All of my spiritual life since boarding school has been a process of trying to be worthy, to be good enough.  I feel that God has made a terrible mistake by loving me, and the only way to make it right is to try to be good enough so it won't be such a mistake.  The whole thing has been one long, miserable self-improvement project, which I mainly avoid because it's so unpleasant.  I don't dare pray without a resolution, because wouldn't that be implying that I thought I was perfect, and isn't that pride?

But God isn't like that.  He hasn't asked me to run my life like a self-improvement project.  He's asked me to draw close to him, and that's what I'm going to do.  Sure, there are commandments.  But I'm already trying to follow those.  I follow them because I see the point in them, and because when I don't understand, I assume God knows something I don't and there really is a point to them.  I don't think a single commandment is arbitrary.  But I'm trying to separate out the self-improvement and the spiritual.  I want to be a better person because everyone wants to be a better person, this is a good thing to do.  But God isn't my personal trainer.  Sometimes he might want to talk about other stuff besides how awful I am.

In fact, I think that, if he's anything like all the other people who love me, he doesn't like hearing about how awful I am.  Think how you feel, if a person you love starts bashing themselves.  You want to run in and yell, "Don't talk that way about the person I love!"  Why wouldn't God be the same?

To understand God, I have to redefine my terms.

God loves me.
Old definition: God tolerates me and gives me things for no apparent reason, considering how much I suck.
New definition: God actually likes me, enjoys being with me, and sees all the good in me.

God wants me to be happy.
Old definition: I'd better do what God wants, even if it makes me miserable, because if I don't things are going to be even worse.
New definition: God wants me to be happy, and if I'm not, it isn't his doing.  He hates seeing me suffer, and though he can't always rush in to fix everything, he really does care about my struggles.

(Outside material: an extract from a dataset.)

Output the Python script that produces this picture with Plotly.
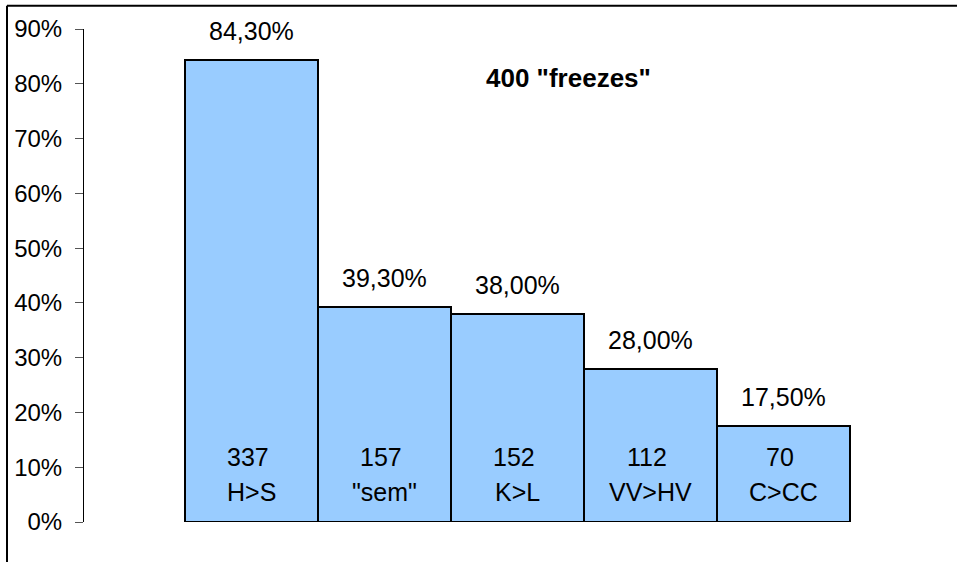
import plotly.graph_objects as go

categories = ["H>S", "\"sem\"", "K>L", "VV>HV", "C>CC"]
counts = [337, 157, 152, 112, 70]
shares = [84.3, 39.3, 38.0, 28.0, 17.5]
share_labels = ["84,30%", "39,30%", "38,00%", "28,00%", "17,50%"]
title_text = "400 \"freezes\""
y_ticks = [0, 10, 20, 30, 40, 50, 60, 70, 80, 90]

xs = list(range(len(categories)))
fig = go.Figure()
fig.add_trace(go.Bar(
    x=xs, y=shares, width=1.0,
    marker=dict(color="#99CCFF", line=dict(color="black", width=2)),
    hoverinfo="skip", showlegend=False,
))

font = "Liberation Sans, Arial, sans-serif"
ann = []
for x, v, lab, c, cat in zip(xs, shares, share_labels, counts, categories):
    ann.append(dict(x=x, y=v, xref="x", yref="y", text=lab, showarrow=False,
                    yanchor="middle", yshift=29, font=dict(size=25, color="black", family=font)))
    ann.append(dict(x=x - 0.02, y=11.8, xref="x", yref="y", text=str(c), showarrow=False,
                    yanchor="middle", font=dict(size=25, color="black", family=font)))
    ann.append(dict(x=x, y=5.4, xref="x", yref="y", text=cat, showarrow=False,
                    yanchor="middle", font=dict(size=25, color="black", family=font)))
ann.append(dict(x=2.385, y=81.1, xref="x", yref="y", text="<b>" + title_text + "</b>", showarrow=False,
                yanchor="middle", font=dict(size=26, color="black", family=font)))

shapes = [
    dict(type="line", xref="paper", yref="paper", x0=-0.0882, x1=1.2, y0=1.047, y1=1.047,
         line=dict(color="black", width=2)),
    dict(type="line", xref="paper", yref="paper", x0=-0.0882, x1=-0.0882, y0=1.047, y1=-0.2,
         line=dict(color="black", width=2)),
]

fig.update_layout(
    width=957, height=562,
    margin=dict(l=84, r=0, t=29, b=40),
    paper_bgcolor="white", plot_bgcolor="white",
    bargap=0,
    annotations=ann, shapes=shapes,
    xaxis=dict(range=[-1.256, 5.308], showticklabels=False, showgrid=False,
               zeroline=False, showline=False, ticks=""),
    yaxis=dict(range=[0, 90], tickvals=y_ticks, ticktext=[f"{t}%" for t in y_ticks],
               showgrid=False, zeroline=False, showline=True, linecolor="black", linewidth=1,
               ticks="outside", ticklen=8, tickcolor="#555555", tickwidth=1,
               ticklabelstandoff=8,
               tickfont=dict(size=24, color="black", family=font)),
)

fig.write_html("out.html", config={"displayModeBar": False},
               post_script="document.body.style.margin='0px';")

God doesn't want me to sin.
Old definition: God is so allergic to sin that if I do anything the slightest bit wrong he runs away like I'm on fire.
New definition: God realizes that when I sin, it's as if I actually am on fire.  I'm hurting myself.  Of course he doesn't want me to do that.  He hangs around as close as I will let him, in the hopes of showing me the way back.

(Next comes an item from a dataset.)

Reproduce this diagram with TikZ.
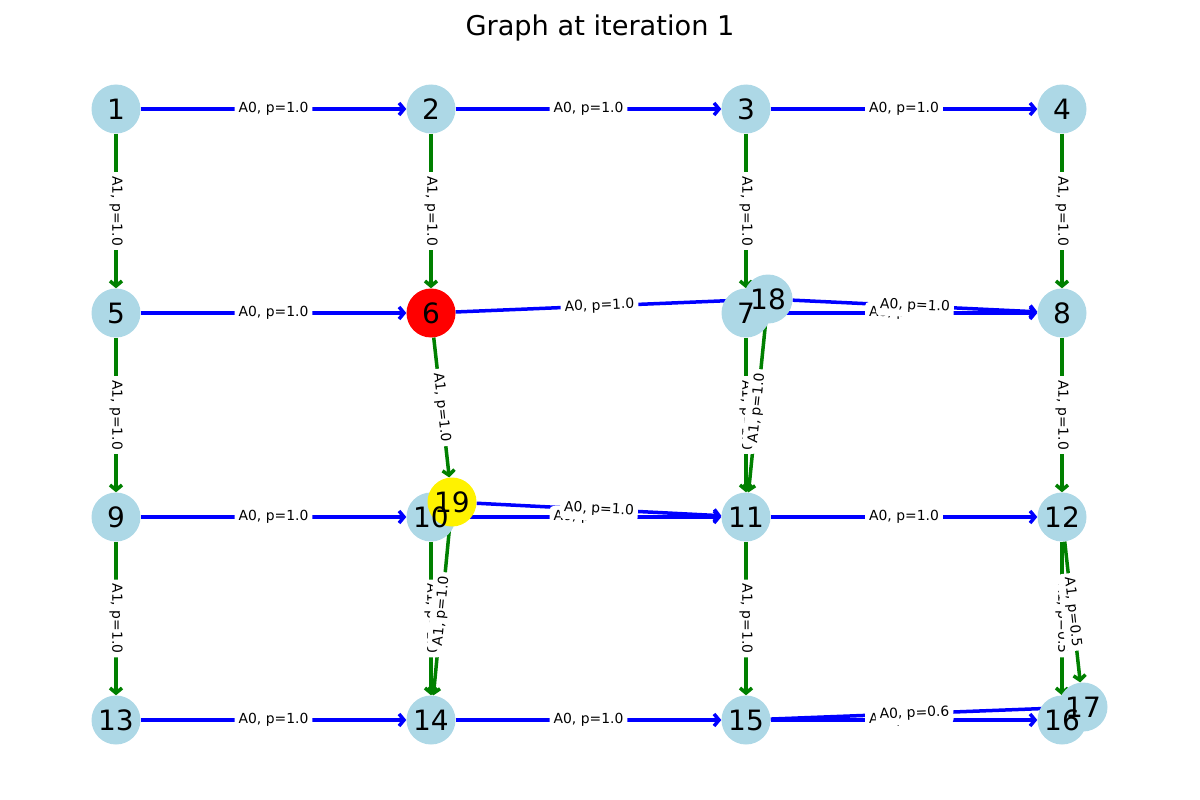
\documentclass[tikz,border=0pt]{standalone}
\usepackage{fontspec}
\setmainfont{DejaVu Sans}
\usetikzlibrary{arrows.meta,calc}
\pgfdeclarelayer{edges}
\pgfdeclarelayer{elabels}
\pgfsetlayers{edges,elabels,main}
\definecolor{lb}{HTML}{ADD8E6}
\definecolor{egreen}{HTML}{008000}
\tikzset{
  vtx/.style={circle, fill=lb, draw=none, minimum size=49pt, inner sep=0pt},
  vlab/.style={font=\fontsize{28}{28}\selectfont, inner sep=0pt, text=black},
  a0/.style={draw=blue, line width=3.5pt, -{Straight Barb[length=5pt,width=12pt]}},
  a1/.style={a0, draw=egreen},
  elab/.style={fill=white, inner xsep=4pt, inner ysep=4.5pt, rounded corners=4pt, font=\fontsize{13.9}{14}\selectfont, text=black},
}
\newcommand\myedge[5]{%
  \begin{pgfonlayer}{edges}\draw[#3] (n#1) -- (n#2);\end{pgfonlayer}%
  \begin{pgfonlayer}{elabels}\node[elab, rotate=#5] (l#1-#2) at ($(n#1)!0.5!(n#2)$) {#4};\end{pgfonlayer}%
}
\begin{document}
\begin{tikzpicture}[x=1pt,y=-1pt]
\useasboundingbox (0,0) rectangle (1200,800);
\node[font=\fontsize{27.2}{28}\selectfont] (title) at (600,28) {Graph at iteration 1};
% vertices
\node[vtx] (n1) at (116,109) {};
\node[vtx] (n2) at (431,109) {};
\node[vtx] (n3) at (746,109) {};
\node[vtx] (n4) at (1062,109) {};
\node[vtx] (n5) at (116,313) {};
\node[vtx, fill=red] (n6) at (431,313) {};
\node[vtx] (n7) at (746,313) {};
\node[vtx] (n8) at (1062,313) {};
\node[vtx] (n9) at (116,517) {};
\node[vtx] (n10) at (431,517) {};
\node[vtx] (n11) at (746,517) {};
\node[vtx] (n12) at (1062,517) {};
\node[vtx] (n13) at (116,720) {};
\node[vtx] (n14) at (431,720) {};
\node[vtx] (n15) at (746,720) {};
\node[vtx] (n16) at (1062,720) {};
\node[vtx] (n17) at (1083,707) {};
\node[vtx] (n18) at (768,299) {};
\node[vtx, fill=yellow] (n19) at (452,502) {};
% vertex labels on top of all circles
\foreach \i in {1,...,19} {\node[vlab] (t\i) at (n\i) {\i};}
% hidden (covered) edges first
\myedge{7}{8}{a0}{A0, p=1.0}{0}
\myedge{10}{11}{a0}{A0, p=1.0}{0}
\myedge{15}{16}{a0}{A0, p=0.4}{0}
\myedge{7}{11}{a1}{A1, p=1.0}{-90}
\myedge{10}{14}{a1}{A1, p=1.0}{-90}
\myedge{12}{16}{a1}{A1, p=0.5}{-90}
% A0 edges
\myedge{1}{2}{a0}{A0, p=1.0}{0}
\myedge{2}{3}{a0}{A0, p=1.0}{0}
\myedge{3}{4}{a0}{A0, p=1.0}{0}
\myedge{5}{6}{a0}{A0, p=1.0}{0}
\myedge{6}{18}{a0}{A0, p=1.0}{2.37}
\myedge{18}{8}{a0}{A0, p=1.0}{-2.74}
\myedge{9}{10}{a0}{A0, p=1.0}{0}
\myedge{19}{11}{a0}{A0, p=1.0}{-2.92}
\myedge{11}{12}{a0}{A0, p=1.0}{0}
\myedge{13}{14}{a0}{A0, p=1.0}{0}
\myedge{14}{15}{a0}{A0, p=1.0}{0}
\myedge{15}{17}{a0}{A0, p=0.6}{2.2}
% A1 edges
\myedge{1}{5}{a1}{A1, p=1.0}{-90}
\myedge{2}{6}{a1}{A1, p=1.0}{-90}
\myedge{3}{7}{a1}{A1, p=1.0}{-90}
\myedge{4}{8}{a1}{A1, p=1.0}{-90}
\myedge{5}{9}{a1}{A1, p=1.0}{-90}
\myedge{6}{19}{a1}{A1, p=1.0}{-83.66}
\myedge{18}{11}{a1}{A1, p=1.0}{84.0}
\myedge{8}{12}{a1}{A1, p=1.0}{-90}
\myedge{9}{13}{a1}{A1, p=1.0}{-90}
\myedge{19}{14}{a1}{A1, p=1.0}{84.5}
\myedge{11}{15}{a1}{A1, p=1.0}{-90}
\myedge{12}{17}{a1}{A1, p=0.5}{-83.7}
\end{tikzpicture}
\end{document}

If God is like this, I really do want to know him.  Not because I feel guilty that he loves me so much and I've loved him so little in return.  God can handle that.  He wouldn't have created mankind if he couldn't take a little rejection, and anyway I actually do love God at least to some extent, so it's not like he's actually getting rejected by me.  The reason I want to get to know God is because he seems like the sort of person I would like to know.

I don't have all the answers.  I don't have even half of the answers.  But here are a few answers that seem clear to me so far.  It's enough for a start.

1 comment:

The Sojourner said...

"he didn't die on a cross just so he could have something to hang over our heads every time he needed emotional blackmail"

I want to go needlepoint that on a pillow now.